Je demande pardon à tous ceux auxquels j’aurais manqué de faire du bien. À tous, je donne la paix dans le Seigneur.
Je salue mon cher frère Lodovico, et toute ma famille, parents et amis, et tous ceux qui ont accueilli mon ministère. À tous mes collaborateurs, merci. Particulièrement à la Secrétairerie d’État.
Je bénis avec un amour spécial Brescia, Milan, Rome, l’Église entière. Quam dilecta tabernacula tua, Domine !
Que tout ce qui m’appartient soit du Saint-Siège.
Que mon Secrétaire particulier, le cher Don Pasquale Macchi, pourvoie à prendre des dispositions pour quelques messes de suffrage et quelque bienfaisance, et à assigner à lui-même et à des personnes chères quelque souvenir parmi les livres et objets qui m’ont appartenu.
Je ne désire aucune tombe spéciale.
Quelques prières afin que Dieu soit miséricordieux à mon égard.
In Te, Domine, speravi. Amen, alléluia.
À tous ma bénédiction, in nomine Domini.
PAULUS PP. VI
Castel Gandolfo, 16 septembre 1972, heure: 7h30.
Supplément à mes dispositions testamentaires
Je désire que mes funérailles soient très simples et ne désire ni tombe spéciale ni aucun monument. Quelques intentions (bienfaisance et prières).

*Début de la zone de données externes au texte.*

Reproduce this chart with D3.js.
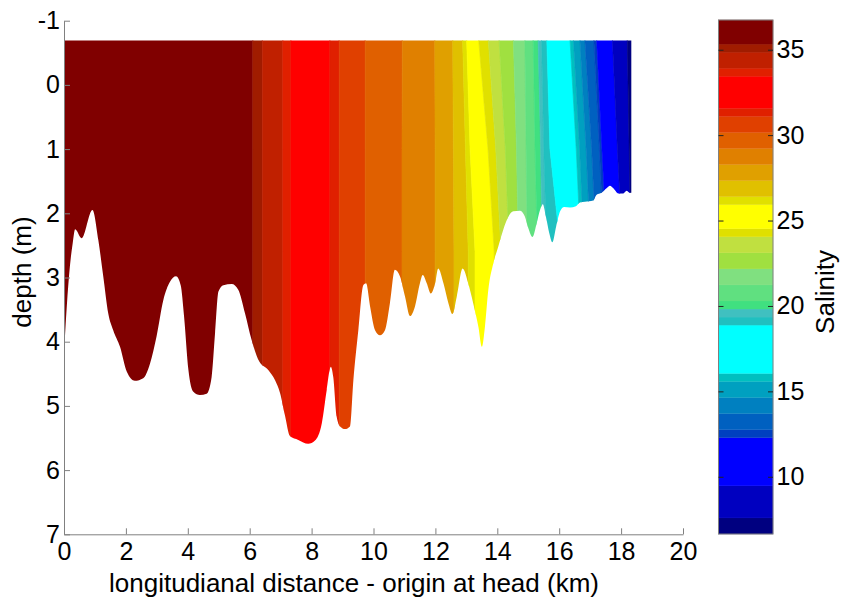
<!DOCTYPE html>
<html>
<head>
<meta charset="utf-8">
<script src="https://cdn.jsdelivr.net/npm/d3@7"></script>
<style>
  body { margin: 0; background: #fff; }
  svg text { font-family: "Liberation Sans", Arial, Helvetica, sans-serif; }
</style>
</head>
<body>
<svg id="chart" width="841" height="601"></svg>
<script>
// Longitudinal salinity section of the estuary: filled isohaline bands over the bed profile.

// Axis ticks
const xTicks = [0, 2, 4, 6, 8, 10, 12, 14, 16, 18, 20];
const yTicks = [-1, 0, 1, 2, 3, 4, 5, 6, 7];
const cbTicks = [10, 15, 20, 25, 30, 35];

// Colour scale limits and the lower salinity edge of each colour band (fresh -> saline)
const salinityRange = [6.65, 36.74];
const bandFloors = [6.65, 7.59, 9.47, 12.29, 12.76, 13.70, 14.64, 15.58, 16.05, 18.88,
                    19.35, 19.82, 20.29, 21.23, 22.17, 23.11, 24.05, 24.52, 25.93, 26.40,
                    27.34, 28.28, 29.22, 30.16, 31.10, 31.57, 33.45, 33.92, 34.86, 35.33];
const bandColors = ["#000080", "#0000C0", "#0000FF", "#0040C0", "#0060C0", "#0080C0", "#00A0C0", "#00C0C0", "#00FFFF", "#20C0C0",
                    "#40C0C0", "#40E080", "#60E080", "#80E080", "#A0E040", "#C0E040", "#E0E000", "#FFFF00", "#E0E000", "#E0C000",
                    "#E0A000", "#E08000", "#E06000", "#E04000", "#E02000", "#FF0000", "#E02000", "#C02000", "#A01C00", "#800000"];

// Isohaline positions (km), saltiest first, at the water surface, 1.0 m and 2.6 m depth
const isoDepths = [-0.69, 1.0, 2.6];
const isoKmSurface = [6.10, 6.41, 7.07, 7.33, 8.59, 8.89, 9.73, 10.93, 11.98, 12.56,
                      12.88, 13.01, 13.40, 13.71, 14.06, 14.52, 14.89, 15.16, 15.32, 15.43,
                      15.60, 16.35, 16.46, 16.67, 16.83, 17.12, 17.21, 17.72, 18.20];
const isoKm1m      = [6.10, 6.41, 7.07, 7.33, 8.59, 8.89, 9.73, 10.92, 11.99, 12.58,
                      12.97, 13.12, 13.70, 13.95, 14.26, 14.62, 14.93, 15.22, 15.40, 15.50,
                      15.70, 16.55, 16.66, 16.87, 17.05, 17.30, 17.38, 17.88, 18.26];
const isoKm26m     = [6.10, 6.41, 7.07, 7.33, 8.59, 8.89, 9.73, 10.92, 11.99, 12.60,
                      13.06, 13.28, 13.90, 14.12, 14.38, 14.68, 14.97, 15.30, 15.45, 15.60,
                      16.05, 16.70, 16.80, 17.02, 17.20, 17.45, 17.55, 18.05, 18.32];

// Bed profile along the channel
const surfaceDepth = -0.69;
const bedKm = [0.00, 0.09, 0.19, 0.28, 0.36, 0.57, 0.92, 1.11, 1.27, 1.43, 1.59, 1.81, 2.03, 2.29, 2.56,
               2.78, 2.99, 3.21, 3.42, 3.62, 3.77, 3.88, 4.02, 4.18, 4.39, 4.61, 4.77, 4.88, 4.99, 5.15,
               5.42, 5.63, 5.85, 6.06, 6.31, 6.60, 6.82, 6.98, 7.14, 7.30, 7.57, 7.89, 8.11, 8.33, 8.49,
               8.62, 8.70, 8.81, 8.92, 9.08, 9.24, 9.35, 9.51, 9.67, 9.76, 9.89, 10.05, 10.21, 10.37, 10.53,
               10.69, 10.86, 11.02, 11.18, 11.34, 11.50, 11.59, 11.72, 11.85, 11.99, 12.09, 12.26, 12.42, 12.55, 12.69,
               12.88, 13.06, 13.22, 13.39, 13.50, 13.60, 13.71, 13.87, 14.03, 14.19, 14.36, 14.52, 14.73, 14.89, 15.00,
               15.14, 15.27, 15.38, 15.47, 15.57, 15.68, 15.78, 15.90, 16.03, 16.16, 16.35, 16.54, 16.67, 16.83, 17.10,
               17.21, 17.37, 17.53, 17.64, 17.75, 17.91, 18.07, 18.18, 18.27, 18.33];
const bedDepth = [4.18, 3.45, 2.83, 2.47, 2.25, 2.39, 1.95, 2.42, 2.99, 3.56, 3.82, 4.08, 4.47, 4.61, 4.57,
                  4.34, 3.92, 3.35, 3.07, 2.98, 3.12, 3.61, 4.44, 4.78, 4.83, 4.81, 4.55, 3.87, 3.22, 3.12,
                  3.10, 3.19, 3.56, 3.97, 4.31, 4.44, 4.60, 4.80, 5.15, 5.47, 5.53, 5.59, 5.54, 5.27, 4.75,
                  4.39, 4.55, 5.17, 5.32, 5.36, 5.32, 4.60, 3.82, 3.12, 3.09, 3.45, 3.82, 3.90, 3.82, 3.40,
                  2.88, 2.99, 3.30, 3.60, 3.45, 3.09, 2.96, 3.09, 3.25, 3.09, 2.86, 3.09, 3.40, 3.57, 3.30,
                  2.86, 3.09, 3.40, 3.77, 4.08, 3.77, 3.19, 2.78, 2.52, 2.26, 2.05, 1.97, 1.96, 2.05, 2.23,
                  2.37, 2.16, 1.95, 1.86, 2.05, 2.31, 2.45, 2.21, 1.97, 1.90, 1.91, 1.89, 1.83, 1.82, 1.80,
                  1.71, 1.68, 1.61, 1.57, 1.61, 1.69, 1.69, 1.65, 1.68, 1.68];

// ---------------------------------------------------------------------------
const axisGrey = "#808080";
const fontFamily = '"Liberation Sans", Arial, Helvetica, sans-serif';

const x = d3.scaleLinear().domain([0, 20]).range([64, 683]);
const y = d3.scaleLinear().domain([-1, 7]).range([20.7, 534.3]);
const c = d3.scaleLinear().domain(salinityRange).range([534, 20]);

const svg = d3.select("#chart");
const defs = svg.append("defs");

// Water column mask: surface down to the bed
const bed = bedKm.map((k, i) => ({ km: k, depth: bedDepth[i] }));
const wetArea = d3.area()
  .x(d => x(d.km))
  .y0(y(surfaceDepth))
  .y1(d => y(d.depth))
  .curve(d3.curveMonotoneX);
defs.append("clipPath").attr("id", "wet")
  .append("path").attr("d", wetArea(bed));

// Isohaline edges as polylines in (km, depth)
const nIso = isoKmSurface.length;
const isoTable = d3.range(nIso).map(i => [isoKmSurface[i], isoKm1m[i], isoKm26m[i]]);
const sectionEnd = bedKm[bedKm.length - 1] + 0.2;

function edgePoints(kms) {
  return [[kms[0], -1]]
    .concat(isoDepths.map((d, i) => [kms[i], d]))
    .concat([[kms[kms.length - 1], 7]]);
}

const line = d3.line().x(d => x(d[0])).y(d => y(d[1]));

const bands = d3.range(nIso + 1).map(j => {
  const left = j === 0 ? [0, 0, 0] : isoTable[j - 1];
  const right = j === nIso ? [sectionEnd, sectionEnd, sectionEnd] : isoTable[j];
  const poly = edgePoints(left).concat(edgePoints(right).reverse());
  return { color: bandColors[bandColors.length - 1 - j], poly };
});

svg.append("g").attr("clip-path", "url(#wet)")
  .selectAll("path").data(bands).join("path")
  .attr("d", d => line(d.poly) + "Z")
  .attr("fill", d => d.color)
  .attr("stroke", d => d.color)
  .attr("stroke-width", 0.6);

// Axes
function styleAxis(g, size) {
  g.attr("font-family", fontFamily).attr("font-size", size);
  g.select(".domain").attr("stroke", axisGrey);
  g.selectAll(".tick line").attr("stroke", axisGrey);
  g.selectAll(".tick text").attr("fill", "#000");
}

svg.append("g")
  .attr("transform", `translate(0,${y(7)})`)
  .call(d3.axisBottom(x).tickValues(xTicks).tickFormat(d => String(d))
    .tickSize(-6).tickSizeOuter(0).tickPadding(7.5))
  .call(g => styleAxis(g, 25));

svg.append("g")
  .attr("transform", `translate(${x(0)},0)`)
  .call(d3.axisLeft(y).tickValues(yTicks).tickFormat(d => String(d))
    .tickSize(-6).tickSizeOuter(0).tickPadding(4))
  .call(g => styleAxis(g, 25));

svg.append("text")
  .attr("x", 354).attr("y", 592)
  .attr("text-anchor", "middle").attr("font-size", 26).attr("fill", "#000")
  .text("longitudianal distance - origin at head (km)");

svg.append("text")
  .attr("transform", "translate(31,272) rotate(-90)")
  .attr("text-anchor", "middle").attr("font-size", 26).attr("fill", "#000")
  .text("depth (m)");

// Colour bar
const cbLeft = 718.5, cbRight = 773;
const cbBands = bandFloors.map((lo, i) => ({
  lo, hi: i + 1 < bandFloors.length ? bandFloors[i + 1] : salinityRange[1], color: bandColors[i]
}));

const cb = svg.append("g");
cb.selectAll("rect").data(cbBands).join("rect")
  .attr("x", cbLeft).attr("width", cbRight - cbLeft)
  .attr("y", d => c(d.hi)).attr("height", d => c(d.lo) - c(d.hi))
  .attr("fill", d => d.color)
  .attr("stroke", d => d.color).attr("stroke-width", 0.3);

cb.append("rect")
  .attr("x", cbLeft).attr("y", c(salinityRange[1]))
  .attr("width", cbRight - cbLeft).attr("height", c(salinityRange[0]) - c(salinityRange[1]))
  .attr("fill", "none").attr("stroke", axisGrey).attr("stroke-width", 1);

svg.append("g")
  .attr("transform", `translate(${cbRight},0)`)
  .call(d3.axisRight(c).tickValues(cbTicks).tickFormat(d => String(d))
    .tickSize(-5).tickSizeOuter(0).tickPadding(3.5))
  .call(g => {
    styleAxis(g, 25);
    g.select(".domain").remove();
    g.selectAll(".tick line").attr("stroke", "#222");
  });

svg.append("g")
  .attr("transform", `translate(${cbLeft},0)`)
  .call(d3.axisLeft(c).tickValues(cbTicks).tickFormat("")
    .tickSize(-5).tickSizeOuter(0))
  .call(g => {
    g.select(".domain").remove();
    g.selectAll(".tick line").attr("stroke", "#222");
  });

svg.append("text")
  .attr("transform", "translate(834,292) rotate(-90)")
  .attr("text-anchor", "middle").attr("font-size", 26).attr("fill", "#000")
  .text("Salinity");
</script>
</body>
</html>
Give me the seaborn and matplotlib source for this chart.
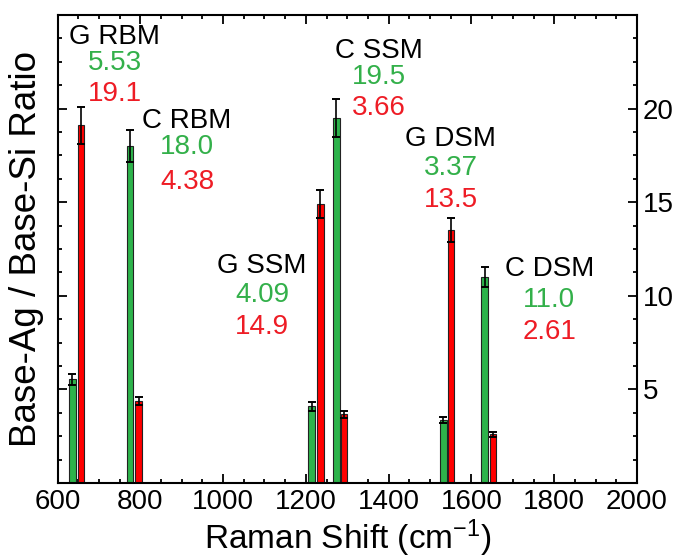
import numpy as np
import pandas as pd
import matplotlib
matplotlib.use("Agg")
import matplotlib.pyplot as plt
from matplotlib.ticker import MultipleLocator, FixedLocator
import seaborn as sns

# Raman modes and the two measured enhancement ratios (green / red series)
modes = ["G RBM", "C RBM", "G SSM", "C SSM", "G DSM", "C DSM"]
green_shift = [636, 775, 1214, 1274, 1532, 1632]
red_shift = [657, 796, 1235, 1292, 1551, 1652]
green_ratio = [5.53, 18.0, 4.09, 19.5, 3.37, 11.0]
red_ratio = [19.1, 4.38, 14.9, 3.66, 13.5, 2.61]
green_err = [0.27, 0.85, 0.22, 1.0, 0.17, 0.55]
red_err = [1.0, 0.22, 0.75, 0.18, 0.65, 0.13]

x_ticks = [600, 800, 1000, 1200, 1400, 1600, 1800, 2000]
y_ticks = [5, 10, 15, 20]

# annotation anchor for each mode: (x centre, y of mode name)
label_x = [738, 913, 1094, 1376, 1550, 1788]
label_y = [23.8, 19.34, 11.6, 23.08, 18.38, 11.42]
line_gap = [(1.36, 3.0), (1.39, 3.26), (1.57, 3.27), (1.39, 3.05), (1.55, 3.26), (1.62, 3.35)]

GREEN = "#2DB34B"
RED = "#FF0000"
GREEN_TXT = "#33B04A"
RED_TXT = "#EE1C25"

sns.set_style("ticks")
plt.rcParams["font.family"] = ["Liberation Sans", "DejaVu Sans"]
plt.rcParams["mathtext.fontset"] = "custom"
plt.rcParams["mathtext.rm"] = "Liberation Sans"
plt.rcParams["mathtext.it"] = "Liberation Sans:italic"
plt.rcParams["mathtext.bf"] = "Liberation Sans:bold"

df = pd.DataFrame({
    "shift": green_shift + red_shift,
    "ratio": green_ratio + red_ratio,
    "series": ["green"] * len(green_shift) + ["red"] * len(red_shift),
})

fig = plt.figure(figsize=(6.77, 5.6), dpi=100)
ax = fig.add_axes([57.5 / 677, 1 - 483 / 560, (637 - 57.5) / 677, (483 - 15) / 560])

sns.barplot(data=df, x="shift", y="ratio", hue="series",
            palette={"green": GREEN, "red": RED}, hue_order=["green", "red"],
            native_scale=True, dodge=False, width=0.9, errorbar=None,
            saturation=1, edgecolor="#222222", linewidth=0.8, legend=False, ax=ax)

for xs, ys, es in [(green_shift, green_ratio, green_err), (red_shift, red_ratio, red_err)]:
    ax.errorbar(xs, ys, yerr=es, fmt="none", ecolor="black",
                elinewidth=1.2, capsize=2.9, capthick=1.4, zorder=5)


def fmt(v):
    return f"{v:.1f}" if v >= 10 else f"{v:.2f}"


for i, name in enumerate(modes):
    x0, y0 = label_x[i], label_y[i]
    g1, g2 = line_gap[i]
    ax.text(x0, y0, name, ha="center", va="center", fontsize=20, color="black")
    ax.text(x0, y0 - g1, fmt(green_ratio[i]), ha="center", va="center",
            fontsize=20, color=GREEN_TXT)
    ax.text(x0, y0 - g2, fmt(red_ratio[i]), ha="center", va="center",
            fontsize=20, color=RED_TXT)

ax.set_xlim(600, 2000)
ax.set_ylim(0, 25)
ax.xaxis.set_major_locator(FixedLocator(x_ticks))
ax.xaxis.set_minor_locator(MultipleLocator(50))
ax.yaxis.set_major_locator(FixedLocator(y_ticks))
ax.yaxis.set_minor_locator(MultipleLocator(1.25))

ax.tick_params(axis="both", which="both", direction="in", top=True, right=True,
               left=True, bottom=True, colors="black", labelsize=20, width=1.3)
ax.tick_params(axis="both", which="major", length=6.5)
ax.tick_params(axis="both", which="minor", length=3)
ax.tick_params(axis="y", labelleft=False, labelright=True, pad=4)
ax.tick_params(axis="x", pad=4)

for s in ax.spines.values():
    s.set_linewidth(1.5)
    s.set_color("black")

ax.set_xlabel("Raman Shift (cm$^{-1}$)", fontsize=24, labelpad=2, color="black")
ax.set_ylabel("Base-Ag / Base-Si Ratio", fontsize=26.5, labelpad=6, color="black")

fig.savefig("out.png", dpi=100)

PAULUS PP. VI 14 juillet 1973
Au cours de la réunion de la Congrégation générale des Cardinaux qui s’est déroulée le jeudi 10 août, le texte des dernières volontés de Paul VI a été lu ; avant d’être publié, sa famille en avait eu connaissance. Le testament comprend un texte écrit le 30 juin 1965 auquel on été ajoutés deux compléments, l’un de 1972 et l’autre de 1973. L’ensemble comprend quatorze pages manuscrites. Le premier texte ajouté fut écrit à Castel Gandolfo et outre la date : 16 septembre 1972, est aussi indiquée l’heure : 7h30 avec l’indication : « Notes complémentaires au testament ». Le second texte ajouté est intitulé : « supplément à mes dispositions testamentaires », il comprend quelques lignes écrites sur une unique feuille le 14 juillet 1973.